It is a tricky for little children to understand the idea that the year rotates around, and starts again with a new numbered year. My “year chart” can help. Print it off and post it on your schoolroom wall, and go over it often with your 4-8 year olds. Asking them questions and talking about the months of the year will help them practice and gain understanding of the passage of time. Put the birthdays of each family member in your year, too, as that is a big event for young ones. And any recurring annual events.
I teach that the year begins at the top of the chart with the division line between December and January. Then it advances one year forward in number (2016, 2017, 2018, 2019, 2020 . . . ) every time we pass that mark again, like a spiraling circle. A slinky toy or other coil or spring makes a good hands-on object lesson to help them see how each circle (year) connects to the next.
I also point out that the seasons divide the circle evenly. December, January, February are the 3 months that make winter; March, April and May are the spring months; June, July, August are summertime months and September, October and November make up the autumn season.
Here are some of the kinds of questions that I ask:
*What month is your birthday in? Point to it.
*When do we go swimming? (summer)
*What month do the leaves begin to turn red? (September)

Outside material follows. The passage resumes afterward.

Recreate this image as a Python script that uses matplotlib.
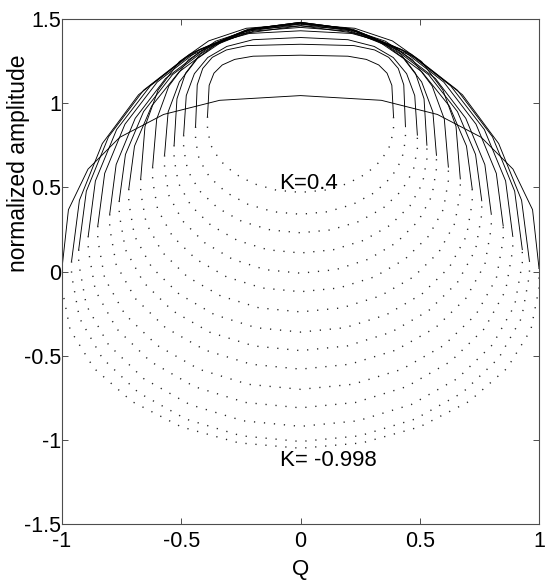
import numpy as np
import matplotlib
matplotlib.use("Agg")
import matplotlib.pyplot as plt

plt.rcParams['font.family'] = ['Liberation Sans', 'DejaVu Sans']
plt.rcParams['axes.unicode_minus'] = False

# ---- data (left half, Q <= 0; every curve is symmetric in Q) ----
# solid (stable) branch of each loop, from its lower end up to Q = 0
solid_Q = [
    [-0.39, -0.383, -0.363, -0.328, -0.276, -0.199, 0.0],
    [-0.44, -0.433, -0.410, -0.370, -0.311, -0.224, 0.0],
    [-0.49, -0.479, -0.445, -0.389, -0.309, -0.199, 0.0],
    [-0.53, -0.518, -0.482, -0.421, -0.334, -0.215, 0.0],
    [-0.57, -0.555, -0.508, -0.432, -0.327, -0.193, 0.0],
    [-0.62, -0.603, -0.552, -0.470, -0.356, -0.210, 0.0],
    [-0.67, -0.652, -0.597, -0.508, -0.385, -0.227, 0.0],
    [-0.72, -0.696, -0.624, -0.509, -0.360, -0.186, 0.0],
    [-0.76, -0.734, -0.658, -0.537, -0.380, -0.197, 0.0],
    [-0.80, -0.773, -0.693, -0.566, -0.400, -0.207, 0.0],
    [-0.85, -0.821, -0.736, -0.601, -0.425, -0.220, 0.0],
    [-0.89, -0.860, -0.771, -0.629, -0.445, -0.231, 0.0],
    [-0.93, -0.898, -0.805, -0.658, -0.465, -0.241, 0.0],
    [-0.96, -0.927, -0.831, -0.679, -0.480, -0.249, 0.0],
    [-1.00, -0.973, -0.891, -0.758, -0.574, -0.339, 0.0],
]
solid_A = [
    [0.92, 1.106, 1.178, 1.227, 1.260, 1.279, 1.285],
    [0.86, 1.109, 1.206, 1.272, 1.316, 1.342, 1.350],
    [0.81, 1.045, 1.175, 1.271, 1.337, 1.377, 1.390],
    [0.75, 1.026, 1.178, 1.290, 1.368, 1.414, 1.430],
    [0.69, 0.948, 1.126, 1.266, 1.367, 1.429, 1.450],
    [0.62, 0.905, 1.102, 1.257, 1.368, 1.437, 1.460],
    [0.55, 0.862, 1.078, 1.247, 1.370, 1.445, 1.470],
    [0.49, 0.745, 0.983, 1.186, 1.343, 1.442, 1.475],
    [0.42, 0.695, 0.950, 1.169, 1.338, 1.444, 1.480],
    [0.34, 0.635, 0.910, 1.146, 1.327, 1.441, 1.480],
    [0.27, 0.583, 0.875, 1.125, 1.318, 1.439, 1.480],
    [0.21, 0.538, 0.843, 1.104, 1.305, 1.432, 1.475],
    [0.13, 0.477, 0.800, 1.077, 1.290, 1.424, 1.470],
    [0.06, 0.423, 0.760, 1.050, 1.272, 1.412, 1.460],
    [0.02, 0.367, 0.608, 0.797, 0.933, 1.017, 1.045],
]
# dotted (unstable) branch of each loop, from the same lower end down to Q = 0
dotted_Q = [
    [-0.39, -0.39, -0.377, -0.338, -0.276, -0.195, -0.101, 0.0],
    [-0.44, -0.44, -0.425, -0.381, -0.311, -0.220, -0.114, 0.0],
    [-0.49, -0.49, -0.473, -0.424, -0.346, -0.245, -0.127, 0.0],
    [-0.53, -0.53, -0.512, -0.459, -0.375, -0.265, -0.137, 0.0],
    [-0.57, -0.57, -0.551, -0.494, -0.403, -0.285, -0.148, 0.0],
    [-0.62, -0.62, -0.599, -0.537, -0.438, -0.310, -0.161, 0.0],
    [-0.67, -0.67, -0.647, -0.580, -0.474, -0.335, -0.174, 0.0],
    [-0.72, -0.72, -0.696, -0.624, -0.509, -0.360, -0.186, 0.0],
    [-0.76, -0.76, -0.734, -0.658, -0.537, -0.380, -0.197, 0.0],
    [-0.80, -0.80, -0.773, -0.693, -0.566, -0.400, -0.207, 0.0],
    [-0.85, -0.85, -0.821, -0.736, -0.601, -0.425, -0.220, 0.0],
    [-0.89, -0.89, -0.860, -0.771, -0.629, -0.445, -0.231, 0.0],
    [-0.93, -0.93, -0.898, -0.805, -0.658, -0.465, -0.241, 0.0],
    [-0.96, -0.96, -0.927, -0.831, -0.679, -0.480, -0.249, 0.0],
    [-1.00, -1.00, -0.966, -0.866, -0.707, -0.500, -0.259, 0.0],
]
dotted_A = [
    [0.92, 0.85, 0.752, 0.660, 0.581, 0.521, 0.483, 0.47],
    [0.86, 0.78, 0.666, 0.560, 0.469, 0.399, 0.355, 0.34],
    [0.81, 0.73, 0.600, 0.480, 0.376, 0.297, 0.247, 0.23],
    [0.75, 0.67, 0.525, 0.390, 0.274, 0.185, 0.129, 0.11],
    [0.69, 0.61, 0.449, 0.300, 0.172, 0.073, 0.011, -0.01],
    [0.62, 0.54, 0.369, 0.210, 0.073, -0.032, -0.098, -0.12],
    [0.55, 0.47, 0.286, 0.115, -0.032, -0.145, -0.216, -0.24],
    [0.49, 0.41, 0.211, 0.025, -0.134, -0.257, -0.334, -0.36],
    [0.42, 0.34, 0.130, -0.065, -0.233, -0.361, -0.442, -0.47],
    [0.34, 0.26, 0.042, -0.160, -0.334, -0.467, -0.551, -0.58],
    [0.27, 0.19, -0.041, -0.255, -0.439, -0.581, -0.670, -0.70],
    [0.21, 0.13, -0.113, -0.340, -0.535, -0.684, -0.778, -0.81],
    [0.13, 0.05, -0.201, -0.435, -0.636, -0.790, -0.887, -0.92],
    [0.06, -0.02, -0.276, -0.515, -0.720, -0.877, -0.976, -1.01],
    [0.02, -0.10, -0.346, -0.575, -0.772, -0.923, -1.018, -1.05],
]
labels_text = ["K=0.4", "K= -0.998"]
labels_pos = [(-0.09, 0.52), (-0.085, -1.12)]

x_ticks = [-1, -0.5, 0, 0.5, 1]
x_tick_labels = ["-1", "-0.5", "0", "0.5", "1"]
y_ticks = [-1.5, -1, -0.5, 0, 0.5, 1, 1.5]
y_tick_labels = ["-1.5", "-1", "-0.5", "0", "0.5", "1", "1.5"]


def full(qs, as_):
    q = np.asarray(qs, float)
    a = np.asarray(as_, float)
    return np.concatenate([q, -q[-2::-1]]), np.concatenate([a, a[-2::-1]])


fig = plt.figure(figsize=(5.45, 5.8), dpi=100)
ax = fig.add_axes([62 / 545, 1 - 524 / 580, (539 - 62) / 545, (524 - 19) / 580])

for sq, sa, dq, da in zip(solid_Q, solid_A, dotted_Q, dotted_A):
    Q, A = full(sq, sa)
    ax.plot(Q, A, color='k', lw=0.65)
    Q, A = full(dq, da)
    ax.plot(Q, A, color='0.15', lw=1.0, linestyle=(0, (0.9, 6.3)))

for t, (x, y) in zip(labels_text, labels_pos):
    ax.text(x, y, t, fontsize=16, ha='left', va='center')

ax.set_xlim(-1, 1)
ax.set_ylim(-1.5, 1.5)
ax.set_xticks(x_ticks)
ax.set_xticklabels(x_tick_labels)
ax.set_yticks(y_ticks)
ax.set_yticklabels(y_tick_labels)
ax.tick_params(direction='in', top=True, right=True, length=4.5, width=0.7,
               labelsize=15.5, color='0.3')
ax.tick_params(axis='y', pad=0.5)
ax.tick_params(axis='x', pad=5)
for s in ax.spines.values():
    s.set_linewidth(0.8)
    s.set_color('0.3')
ax.set_xlabel("Q", fontsize=16, labelpad=5)
ax.set_ylabel("normalized amplitude", fontsize=16.5)
ax.yaxis.set_label_coords(-0.068, 0.715)

fig.savefig("out.png", dpi=100)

*How many months are there in spring? Name them (March, April, May)
*In what month do we send valentines? (February)
*How many months are there in the year? Count them. (12)
*What month are we in now? (November)
*How many more months until Christmas? (one)

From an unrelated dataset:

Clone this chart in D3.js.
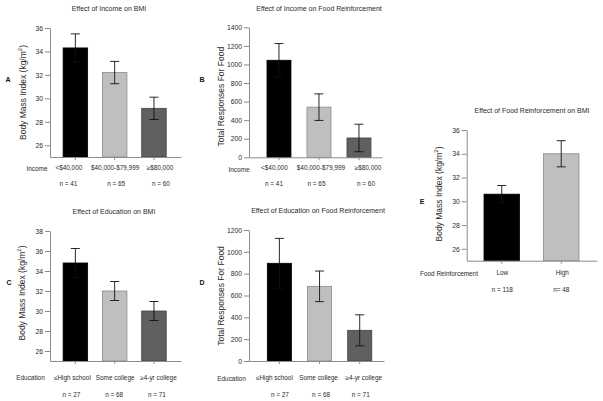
<!DOCTYPE html>
<html><head><meta charset="utf-8">
<script src="https://cdn.jsdelivr.net/npm/d3@7"></script>
<style>
body{margin:0;background:#fff;}
svg{display:block;font-family:"Liberation Sans",Arial,Helvetica,sans-serif;}
</style></head>
<body>
<svg id="chart" width="603" height="401"></svg>
<script>
// ---- data ----
const incomeCats = ["<$40,000", "$40,000-$79,999", "\u2265$80,000"];
const incomeN = ["n = 41", "n = 65", "n = 60"];
const incomeBMI = [34.3, 32.2, 29.15];
const incomeBMIErr = [1.2, 0.95, 0.95];
const incomeFood = [1045, 540, 208];
const incomeFoodErr = [180, 143, 148];

const eduCats = ["\u2264High school", "Some college", "\u22654-yr college"];
const eduN = ["n = 27", "n = 68", "n = 71"];
const eduBMI = [34.8, 32.0, 30.0];
const eduBMIErr = [1.45, 0.95, 0.95];
const eduFood = [895, 684, 281];
const eduFoodErr = [228, 140, 142];

const frCats = ["Low", "High"];
const frN = ["n = 118", "n= 48"];
const frBMI = [30.6, 34.0];
const frBMIErr = [0.73, 1.1];

const bmiTicksA = [26, 28, 30, 32, 34, 36];
const bmiTicksC = [26, 28, 30, 32, 34, 36, 38];
const foodTicksB = [0, 200, 400, 600, 800, 1000, 1200, 1400];
const foodTicksD = [0, 200, 400, 600, 800, 1000, 1200];

const titles = ["Effect of Income on BMI", "Effect of Income on Food Reinforcement",
  "Effect of Education on BMI", "Effect of Education on Food Reinforcement",
  "Effect of Food Reinforcement on BMI"];

const barFill = ["#000000", "#bfbfbf", "#606060"];
const barStroke = ["#000000", "#8a8a8a", "#444444"];

const svg = d3.select("#chart");
const axisColor = "#8c8c8c";
const textColor = "#2a2a2a";

function panel(p) {
  const g = svg.append("g");
  const x = d3.scaleBand().domain(p.cats).range([p.x0, p.x1])
    .paddingInner(p.pi).paddingOuter(p.po).align(p.align);
  const y = d3.scaleLinear().domain(p.ydom).range([p.yb, p.yt]);
  const cx = i => x(p.cats[i]) + x.bandwidth() / 2;

  // bars
  g.selectAll("rect.bar").data(p.vals).enter().append("rect")
    .attr("x", (d, i) => x(p.cats[i]))
    .attr("width", x.bandwidth())
    .attr("y", d => y(d))
    .attr("height", d => y(p.ydom[0]) - y(d))
    .attr("fill", (d, i) => barFill[i])
    .attr("stroke", (d, i) => barStroke[i])
    .attr("stroke-width", 0.8);

  // error bars
  const cap = 4.5;
  p.vals.forEach((v, i) => {
    const e = p.errs[i];
    const eg = g.append("g").attr("stroke", "#111").attr("stroke-width", 0.9);
    eg.append("line").attr("x1", cx(i)).attr("x2", cx(i)).attr("y1", y(v + e)).attr("y2", y(v - e));
    eg.append("line").attr("x1", cx(i) - cap).attr("x2", cx(i) + cap).attr("y1", y(v + e)).attr("y2", y(v + e));
    eg.append("line").attr("x1", cx(i) - cap).attr("x2", cx(i) + cap).attr("y1", y(v - e)).attr("y2", y(v - e));
  });

  // y axis
  const ya = g.append("g").attr("transform", `translate(${p.x0},0)`)
    .call(d3.axisLeft(y).tickValues(p.yticks).tickFormat(d3.format("d"))
      .tickSize(5).tickPadding(2).tickSizeOuter(0));
  ya.select(".domain").attr("stroke", axisColor);
  ya.selectAll(".tick line").attr("stroke", axisColor);
  ya.selectAll(".tick text").attr("fill", textColor).attr("font-size", 6.8).attr("font-family", null);

  // x axis
  const xa = g.append("g").attr("transform", `translate(0,${p.yb})`)
    .call(d3.axisBottom(x).tickSize(3).tickPadding(p.xpad).tickSizeOuter(0));
  xa.select(".domain").attr("stroke", axisColor);
  xa.selectAll(".tick line").attr("stroke", axisColor);
  xa.selectAll(".tick text").attr("fill", textColor).attr("font-size", 6.4).attr("font-family", null)
    .attr("dx", (d, i) => p.ldx[i]);

  // n labels
  g.selectAll("text.n").data(p.ns).enter().append("text")
    .attr("x", (d, i) => cx(i) + p.ndx[i])
    .attr("y", p.ny).attr("dy", "0.35em")
    .attr("text-anchor", "middle").attr("font-size", 6.4).attr("fill", textColor)
    .text(d => d);

  // row label
  g.append("text").attr("x", p.rowX).attr("y", p.rowY).attr("dy", "0.35em")
    .attr("text-anchor", "middle").attr("font-size", 6.4).attr("fill", textColor)
    .text(p.rowLabel);

  // title
  g.append("text").attr("x", p.tx).attr("y", p.ty).attr("dy", "0.35em")
    .attr("text-anchor", "middle").attr("font-size", 7).attr("fill", textColor)
    .text(p.title);

  // y label
  const yl = g.append("text")
    .attr("transform", `translate(${p.ylx},${p.yly}) rotate(-90)`)
    .attr("dy", "0.35em").attr("text-anchor", "middle")
    .attr("font-size", 8.5).attr("fill", textColor);
  if (p.bmi) {
    yl.append("tspan").text("Body Mass Index (kg/m");
    yl.append("tspan").attr("font-size", 6).attr("dy", "-0.6em").text("2");
    yl.append("tspan").attr("dy", "0.45em").text(")");
  } else {
    yl.text("Total Responses For Food");
  }

  // panel letter
  g.append("text").attr("x", p.lx).attr("y", p.ly).attr("dy", "0.35em")
    .attr("text-anchor", "middle").attr("font-size", 7).attr("font-weight", "bold")
    .attr("fill", "#111").text(p.letter);
}

panel({cats: incomeCats, vals: incomeBMI, errs: incomeBMIErr, ns: incomeN,
  x0: 50, x1: 181, pi: 0.376, po: 0.355, align: 0.47, ydom: [25, 36], yb: 157, yt: 28,
  yticks: bmiTicksA, xpad: 5, ldx: [-6.5, 0.5, 6], ndx: [-7, 1.5, 7],
  ny: 183.3, rowLabel: "Income", rowX: 37, rowY: 168.3,
  title: titles[0], tx: 109, ty: 9, bmi: true, ylx: 23, yly: 92.5, letter: "A", lx: 8, ly: 80});

panel({cats: incomeCats, vals: incomeFood, errs: incomeFoodErr, ns: incomeN,
  x0: 249, x1: 382, pi: 0.4, po: 0.3625, align: 0.62, ydom: [0, 1400], yb: 157.3, yt: 27.3,
  yticks: foodTicksB, xpad: 5.5, ldx: [-4.5, 2, 9], ndx: [-5, -2.5, 7],
  ny: 183.3, rowLabel: "Income", rowX: 239, rowY: 169.3,
  title: titles[1], tx: 319, ty: 9, bmi: false, ylx: 220.7, yly: 96.7, letter: "B", lx: 202, ly: 80});

panel({cats: eduCats, vals: eduBMI, errs: eduBMIErr, ns: eduN,
  x0: 50, x1: 181, pi: 0.376, po: 0.355, align: 0.47, ydom: [25, 38], yb: 361, yt: 231,
  yticks: bmiTicksC, xpad: 11, ldx: [-3, 0.5, 4.5], ndx: [-4, -0.5, 3],
  ny: 394.3, rowLabel: "Education", rowX: 30.5, rowY: 378,
  title: titles[2], tx: 114, ty: 212, bmi: true, ylx: 22, yly: 293, letter: "C", lx: 9, ly: 283});

panel({cats: eduCats, vals: eduFood, errs: eduFoodErr, ns: eduN,
  x0: 249, x1: 384, pi: 0.4, po: 0.38, align: 0.6, ydom: [0, 1200], yb: 361, yt: 230,
  yticks: foodTicksD, xpad: 11.5, ldx: [-5, -1, 4], ndx: [0.5, 1.5, 1],
  ny: 395, rowLabel: "Education", rowX: 231.5, rowY: 379,
  title: titles[3], tx: 318, ty: 211, bmi: false, ylx: 220.7, yly: 296, letter: "D", lx: 202, ly: 283});

panel({cats: frCats, vals: frBMI, errs: frBMIErr, ns: frN,
  x0: 466.7, x1: 597, pi: 0.403, po: 0.297, align: 0.49, ydom: [25, 36], yb: 260.7, yt: 130,
  yticks: bmiTicksA, xpad: 6.4, ldx: [0.5, 1], ndx: [0.5, 0],
  ny: 289.3, rowLabel: "Food Reinforcement", rowX: 449, rowY: 273.3,
  title: titles[4], tx: 532, ty: 111, bmi: true, ylx: 439, yly: 194, letter: "E", lx: 422, ly: 202});
</script>
</body></html>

Singing the “Months of the Year” song (found in Musical Notebooks) as you point to each month’s name and picture helps a lot. This is basically the names of the months put to music.
A great trick for older children who have mastered the names of the months is to hold their fists side-by-side and say the names of the months as they touch the knuckle bones, or the “valleys” between the knuckles. The “knuckle months” have 31 days. As an adult, I still use this trick to figure out how many days in a month.
Thirty days hath September,
April, June, and November;
Thirty-one the others date,
Except in February, twenty-eight;
But in leap year we assign
Children can catch on quickly with this visual explanation of the year. It makes a child feel capable and smart to know where he is in time!